> **Description of the task**
Reproduce every record below exactly as it appears.

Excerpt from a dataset

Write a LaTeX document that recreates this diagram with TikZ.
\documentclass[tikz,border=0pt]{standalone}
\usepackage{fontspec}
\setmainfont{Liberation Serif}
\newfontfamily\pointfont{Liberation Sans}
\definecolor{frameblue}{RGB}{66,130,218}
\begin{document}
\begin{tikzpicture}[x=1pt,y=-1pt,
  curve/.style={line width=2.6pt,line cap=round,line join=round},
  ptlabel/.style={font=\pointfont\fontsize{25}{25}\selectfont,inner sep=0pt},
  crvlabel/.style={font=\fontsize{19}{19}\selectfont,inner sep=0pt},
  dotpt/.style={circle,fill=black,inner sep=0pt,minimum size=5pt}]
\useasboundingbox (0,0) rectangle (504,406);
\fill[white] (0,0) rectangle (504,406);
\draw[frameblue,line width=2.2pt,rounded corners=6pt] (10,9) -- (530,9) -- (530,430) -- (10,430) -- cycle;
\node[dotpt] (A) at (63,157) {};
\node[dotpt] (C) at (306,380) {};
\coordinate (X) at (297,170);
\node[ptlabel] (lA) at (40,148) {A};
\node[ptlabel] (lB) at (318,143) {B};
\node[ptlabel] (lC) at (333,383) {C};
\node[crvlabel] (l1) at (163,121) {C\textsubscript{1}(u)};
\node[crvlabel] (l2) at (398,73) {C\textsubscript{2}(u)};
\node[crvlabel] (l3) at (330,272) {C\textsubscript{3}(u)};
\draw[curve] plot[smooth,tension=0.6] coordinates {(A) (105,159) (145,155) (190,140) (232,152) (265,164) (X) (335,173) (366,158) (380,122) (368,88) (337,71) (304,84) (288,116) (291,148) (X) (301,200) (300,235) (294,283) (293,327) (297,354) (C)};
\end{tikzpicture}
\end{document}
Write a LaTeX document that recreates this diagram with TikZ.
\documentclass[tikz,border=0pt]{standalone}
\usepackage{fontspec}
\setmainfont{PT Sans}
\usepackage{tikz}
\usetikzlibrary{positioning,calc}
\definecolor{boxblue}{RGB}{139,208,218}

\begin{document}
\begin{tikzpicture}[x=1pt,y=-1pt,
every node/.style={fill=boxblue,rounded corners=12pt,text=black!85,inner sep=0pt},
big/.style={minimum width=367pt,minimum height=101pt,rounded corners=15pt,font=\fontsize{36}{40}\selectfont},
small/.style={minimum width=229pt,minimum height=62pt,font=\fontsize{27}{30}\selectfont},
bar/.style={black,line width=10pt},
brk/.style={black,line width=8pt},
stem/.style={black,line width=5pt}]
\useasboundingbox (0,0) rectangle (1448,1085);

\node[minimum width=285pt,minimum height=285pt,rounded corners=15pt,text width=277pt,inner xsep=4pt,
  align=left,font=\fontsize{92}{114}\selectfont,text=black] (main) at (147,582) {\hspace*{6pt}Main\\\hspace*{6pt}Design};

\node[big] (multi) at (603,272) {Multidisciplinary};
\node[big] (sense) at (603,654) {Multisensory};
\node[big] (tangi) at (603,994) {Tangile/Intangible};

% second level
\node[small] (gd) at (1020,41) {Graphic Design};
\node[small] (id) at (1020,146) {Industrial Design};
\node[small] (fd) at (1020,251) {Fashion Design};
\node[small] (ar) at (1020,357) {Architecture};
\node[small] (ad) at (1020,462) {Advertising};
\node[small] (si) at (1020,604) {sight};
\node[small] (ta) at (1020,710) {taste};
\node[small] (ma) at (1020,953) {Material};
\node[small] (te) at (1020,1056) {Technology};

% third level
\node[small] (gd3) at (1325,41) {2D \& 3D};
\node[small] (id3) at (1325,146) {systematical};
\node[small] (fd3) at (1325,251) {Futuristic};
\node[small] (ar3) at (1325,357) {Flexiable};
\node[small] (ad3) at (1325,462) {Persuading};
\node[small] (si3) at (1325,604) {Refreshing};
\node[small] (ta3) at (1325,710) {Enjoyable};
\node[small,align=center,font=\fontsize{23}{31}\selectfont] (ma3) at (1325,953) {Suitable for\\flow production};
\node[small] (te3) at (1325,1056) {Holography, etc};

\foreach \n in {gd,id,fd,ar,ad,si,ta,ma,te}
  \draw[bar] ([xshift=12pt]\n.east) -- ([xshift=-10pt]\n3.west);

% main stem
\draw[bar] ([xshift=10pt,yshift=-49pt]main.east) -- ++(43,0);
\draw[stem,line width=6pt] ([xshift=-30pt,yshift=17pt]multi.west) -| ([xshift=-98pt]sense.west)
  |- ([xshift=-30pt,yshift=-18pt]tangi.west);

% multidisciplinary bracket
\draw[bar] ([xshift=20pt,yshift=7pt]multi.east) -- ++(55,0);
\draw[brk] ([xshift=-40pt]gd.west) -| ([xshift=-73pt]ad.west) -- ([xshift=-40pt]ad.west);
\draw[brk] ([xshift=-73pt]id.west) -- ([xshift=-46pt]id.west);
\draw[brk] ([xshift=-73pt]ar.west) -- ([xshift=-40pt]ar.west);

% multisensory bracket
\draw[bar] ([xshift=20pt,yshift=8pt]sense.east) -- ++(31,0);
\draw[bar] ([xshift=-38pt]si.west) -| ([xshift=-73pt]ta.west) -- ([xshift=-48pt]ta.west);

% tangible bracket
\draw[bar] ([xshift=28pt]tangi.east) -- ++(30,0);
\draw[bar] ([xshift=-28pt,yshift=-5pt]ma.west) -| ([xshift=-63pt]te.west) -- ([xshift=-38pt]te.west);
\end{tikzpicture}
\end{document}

> **Worked answer**
Write a LaTeX document that recreates this diagram with TikZ.
\documentclass[tikz,border=0pt]{standalone}
\usepackage{fontspec}
\setmainfont{Liberation Serif}
\newfontfamily\pointfont{Liberation Sans}
\definecolor{frameblue}{RGB}{66,130,218}
\begin{document}
\begin{tikzpicture}[x=1pt,y=-1pt,
  curve/.style={line width=2.6pt,line cap=round,line join=round},
  ptlabel/.style={font=\pointfont\fontsize{25}{25}\selectfont,inner sep=0pt},
  crvlabel/.style={font=\fontsize{19}{19}\selectfont,inner sep=0pt},
  dotpt/.style={circle,fill=black,inner sep=0pt,minimum size=5pt}]
\useasboundingbox (0,0) rectangle (504,406);
\fill[white] (0,0) rectangle (504,406);
\draw[frameblue,line width=2.2pt,rounded corners=6pt] (10,9) -- (530,9) -- (530,430) -- (10,430) -- cycle;
\node[dotpt] (A) at (63,157) {};
\node[dotpt] (C) at (306,380) {};
\coordinate (X) at (297,170);
\node[ptlabel] (lA) at (40,148) {A};
\node[ptlabel] (lB) at (318,143) {B};
\node[ptlabel] (lC) at (333,383) {C};
\node[crvlabel] (l1) at (163,121) {C\textsubscript{1}(u)};
\node[crvlabel] (l2) at (398,73) {C\textsubscript{2}(u)};
\node[crvlabel] (l3) at (330,272) {C\textsubscript{3}(u)};
\draw[curve] plot[smooth,tension=0.6] coordinates {(A) (105,159) (145,155) (190,140) (232,152) (265,164) (X) (335,173) (366,158) (380,122) (368,88) (337,71) (304,84) (288,116) (291,148) (X) (301,200) (300,235) (294,283) (293,327) (297,354) (C)};
\end{tikzpicture}
\end{document}
Write a LaTeX document that recreates this diagram with TikZ.
\documentclass[tikz,border=0pt]{standalone}
\usepackage{fontspec}
\setmainfont{PT Sans}
\usepackage{tikz}
\usetikzlibrary{positioning,calc}
\definecolor{boxblue}{RGB}{139,208,218}

\begin{document}
\begin{tikzpicture}[x=1pt,y=-1pt,
every node/.style={fill=boxblue,rounded corners=12pt,text=black!85,inner sep=0pt},
big/.style={minimum width=367pt,minimum height=101pt,rounded corners=15pt,font=\fontsize{36}{40}\selectfont},
small/.style={minimum width=229pt,minimum height=62pt,font=\fontsize{27}{30}\selectfont},
bar/.style={black,line width=10pt},
brk/.style={black,line width=8pt},
stem/.style={black,line width=5pt}]
\useasboundingbox (0,0) rectangle (1448,1085);

\node[minimum width=285pt,minimum height=285pt,rounded corners=15pt,text width=277pt,inner xsep=4pt,
  align=left,font=\fontsize{92}{114}\selectfont,text=black] (main) at (147,582) {\hspace*{6pt}Main\\\hspace*{6pt}Design};

\node[big] (multi) at (603,272) {Multidisciplinary};
\node[big] (sense) at (603,654) {Multisensory};
\node[big] (tangi) at (603,994) {Tangile/Intangible};

% second level
\node[small] (gd) at (1020,41) {Graphic Design};
\node[small] (id) at (1020,146) {Industrial Design};
\node[small] (fd) at (1020,251) {Fashion Design};
\node[small] (ar) at (1020,357) {Architecture};
\node[small] (ad) at (1020,462) {Advertising};
\node[small] (si) at (1020,604) {sight};
\node[small] (ta) at (1020,710) {taste};
\node[small] (ma) at (1020,953) {Material};
\node[small] (te) at (1020,1056) {Technology};

% third level
\node[small] (gd3) at (1325,41) {2D \& 3D};
\node[small] (id3) at (1325,146) {systematical};
\node[small] (fd3) at (1325,251) {Futuristic};
\node[small] (ar3) at (1325,357) {Flexiable};
\node[small] (ad3) at (1325,462) {Persuading};
\node[small] (si3) at (1325,604) {Refreshing};
\node[small] (ta3) at (1325,710) {Enjoyable};
\node[small,align=center,font=\fontsize{23}{31}\selectfont] (ma3) at (1325,953) {Suitable for\\flow production};
\node[small] (te3) at (1325,1056) {Holography, etc};

\foreach \n in {gd,id,fd,ar,ad,si,ta,ma,te}
  \draw[bar] ([xshift=12pt]\n.east) -- ([xshift=-10pt]\n3.west);

% main stem
\draw[bar] ([xshift=10pt,yshift=-49pt]main.east) -- ++(43,0);
\draw[stem,line width=6pt] ([xshift=-30pt,yshift=17pt]multi.west) -| ([xshift=-98pt]sense.west)
  |- ([xshift=-30pt,yshift=-18pt]tangi.west);

% multidisciplinary bracket
\draw[bar] ([xshift=20pt,yshift=7pt]multi.east) -- ++(55,0);
\draw[brk] ([xshift=-40pt]gd.west) -| ([xshift=-73pt]ad.west) -- ([xshift=-40pt]ad.west);
\draw[brk] ([xshift=-73pt]id.west) -- ([xshift=-46pt]id.west);
\draw[brk] ([xshift=-73pt]ar.west) -- ([xshift=-40pt]ar.west);

% multisensory bracket
\draw[bar] ([xshift=20pt,yshift=8pt]sense.east) -- ++(31,0);
\draw[bar] ([xshift=-38pt]si.west) -| ([xshift=-73pt]ta.west) -- ([xshift=-48pt]ta.west);

% tangible bracket
\draw[bar] ([xshift=28pt]tangi.east) -- ++(30,0);
\draw[bar] ([xshift=-28pt,yshift=-5pt]ma.west) -| ([xshift=-63pt]te.west) -- ([xshift=-38pt]te.west);
\end{tikzpicture}
\end{document}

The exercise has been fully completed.